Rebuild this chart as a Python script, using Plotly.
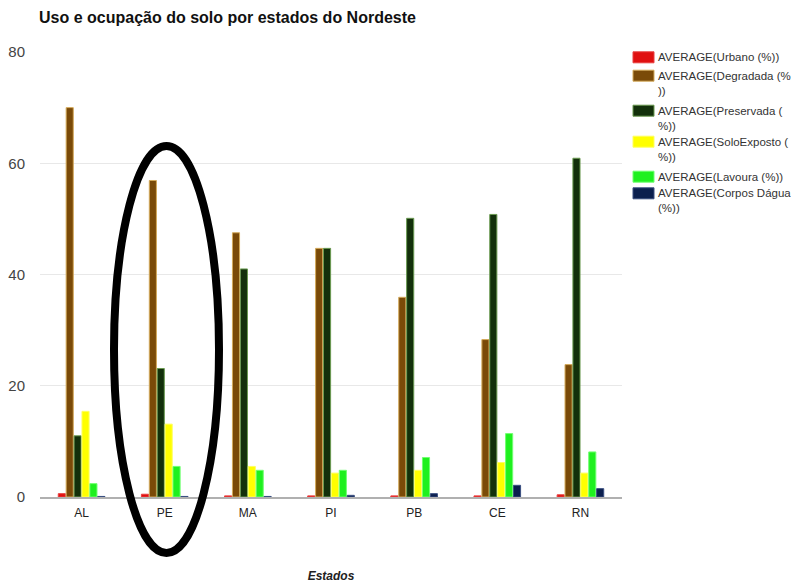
import plotly.graph_objects as go

# Land use shares (%) by state in the Nordeste region
estados = ["AL", "PE", "MA", "PI", "PB", "CE", "RN"]

urbano = [0.6, 0.5, 0.2, 0.2, 0.2, 0.2, 0.4]
degradada = [70.0, 56.9, 47.5, 44.7, 35.9, 28.3, 23.8]
preservada = [11.0, 23.1, 41.0, 44.7, 50.1, 50.8, 60.9]
solo_exposto = [15.4, 13.1, 5.5, 4.3, 4.8, 6.2, 4.3]
lavoura = [2.4, 5.5, 4.8, 4.8, 7.1, 11.4, 8.1]
corpos_dagua = [0.1, 0.1, 0.1, 0.3, 0.6, 2.1, 1.5]

series_names = [
    "AVERAGE(Urbano (%))",
    "AVERAGE(Degradada (%<br>))",
    "AVERAGE(Preservada (<br>%))",
    "AVERAGE(SoloExposto (<br>%))",
    "AVERAGE(Lavoura (%))",
    "AVERAGE(Corpos Dágua<br>(%))",
]
series_values = [urbano, degradada, preservada, solo_exposto, lavoura, corpos_dagua]
fill_colors = ["#e01010", "#7a4a08", "#13300b", "#ffff00", "#1ff01f", "#0b1f4e"]
edge_colors = ["#e84040", "#d4aa5a", "#6a9a50", "#ffff60", "#70ff70", "#3a4f80"]

W, H = 791, 583
L, R, T, B = 40, 169, 52, 86
PW, PH = W - L - R, H - T - B


def px(x):
    return (x - L) / PW


def py(y):
    return (H - B - y) / PH


fig = go.Figure()
for name, vals, fc, ec in zip(series_names, series_values, fill_colors, edge_colors):
    fig.add_trace(go.Bar(
        x=estados, y=vals, name=name,
        marker=dict(color=fc, line=dict(color=ec, width=1)),
        showlegend=False,
    ))

# Legend drawn as swatches + labels on the right
legend_rows = [57.3, 75.7, 110.7, 141.7, 176.7, 193.3]
shapes = []
annotations = []
for name, fc, ec, yc in zip(series_names, fill_colors, edge_colors, legend_rows):
    shapes.append(dict(
        type="rect", xref="paper", yref="paper",
        x0=px(633), x1=px(654), y0=py(yc - 5.5), y1=py(yc + 5.5),
        fillcolor=fc, line=dict(color=ec, width=1),
    ))
    annotations.append(dict(
        xref="paper", yref="paper", x=px(656), y=py(yc - 8),
        xanchor="left", yanchor="top", align="left", showarrow=False,
        text=name, font=dict(family="Liberation Sans, Arial", size=11.5, color="#333333"),
    ))

# Hand-drawn style ellipse highlighting PE
shapes.append(dict(
    type="circle", xref="paper", yref="paper",
    x0=px(114), x1=px(219), y0=py(553), y1=py(146),
    line=dict(color="black", width=8), fillcolor="rgba(0,0,0,0)",
))

annotations.append(dict(
    xref="paper", yref="paper", x=px(37), y=py(18), xanchor="left", yanchor="middle",
    showarrow=False, text="<b>Uso e ocupação do solo por estados do Nordeste</b>",
    font=dict(family="Liberation Sans, Arial", size=16, color="#111111"),
))

fig.update_layout(
    width=W, height=H,
    margin=dict(l=L, r=R, t=T, b=B, autoexpand=False),
    paper_bgcolor="white", plot_bgcolor="white",
    barmode="group", bargap=0.43, bargroupgap=0.1,
    font=dict(family="Liberation Sans, Arial", color="#333333"),
    shapes=shapes, annotations=annotations,
    xaxis=dict(
        automargin=False,
        showgrid=False, showline=True, linecolor="#b0b0b0", linewidth=2,
        ticks="", tickfont=dict(size=12, color="#222222"), ticklabelstandoff=4,
        title=dict(text="<b><i>Estados</i></b>", font=dict(size=12, color="#222222"), standoff=56),
    ),
    yaxis=dict(
        automargin=False,
        range=[0, 80], tickvals=[0, 20, 40, 60, 80],
        showgrid=True, gridcolor="#e8e8e8", gridwidth=1,
        zeroline=False, showline=False, ticks="",
        tickfont=dict(size=15, color="#444444"), ticklabelstandoff=14,
    ),
)

fig.write_html("out.html")
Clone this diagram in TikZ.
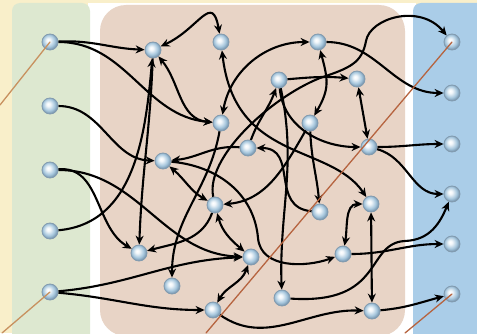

********************

◆ WHAT TO PRODUCE:
Everything from the first line of the entries through the line that contains "PW, PH = W - L - R, H - T - B" is to be reproduced exactly, except the pictures.

◆ CORRECT ANSWER:
Rebuild this chart as a Python script, using Plotly.
import plotly.graph_objects as go

# Land use shares (%) by state in the Nordeste region
estados = ["AL", "PE", "MA", "PI", "PB", "CE", "RN"]

urbano = [0.6, 0.5, 0.2, 0.2, 0.2, 0.2, 0.4]
degradada = [70.0, 56.9, 47.5, 44.7, 35.9, 28.3, 23.8]
preservada = [11.0, 23.1, 41.0, 44.7, 50.1, 50.8, 60.9]
solo_exposto = [15.4, 13.1, 5.5, 4.3, 4.8, 6.2, 4.3]
lavoura = [2.4, 5.5, 4.8, 4.8, 7.1, 11.4, 8.1]
corpos_dagua = [0.1, 0.1, 0.1, 0.3, 0.6, 2.1, 1.5]

series_names = [
    "AVERAGE(Urbano (%))",
    "AVERAGE(Degradada (%<br>))",
    "AVERAGE(Preservada (<br>%))",
    "AVERAGE(SoloExposto (<br>%))",
    "AVERAGE(Lavoura (%))",
    "AVERAGE(Corpos Dágua<br>(%))",
]
series_values = [urbano, degradada, preservada, solo_exposto, lavoura, corpos_dagua]
fill_colors = ["#e01010", "#7a4a08", "#13300b", "#ffff00", "#1ff01f", "#0b1f4e"]
edge_colors = ["#e84040", "#d4aa5a", "#6a9a50", "#ffff60", "#70ff70", "#3a4f80"]

W, H = 791, 583
L, R, T, B = 40, 169, 52, 86
PW, PH = W - L - R, H - T - B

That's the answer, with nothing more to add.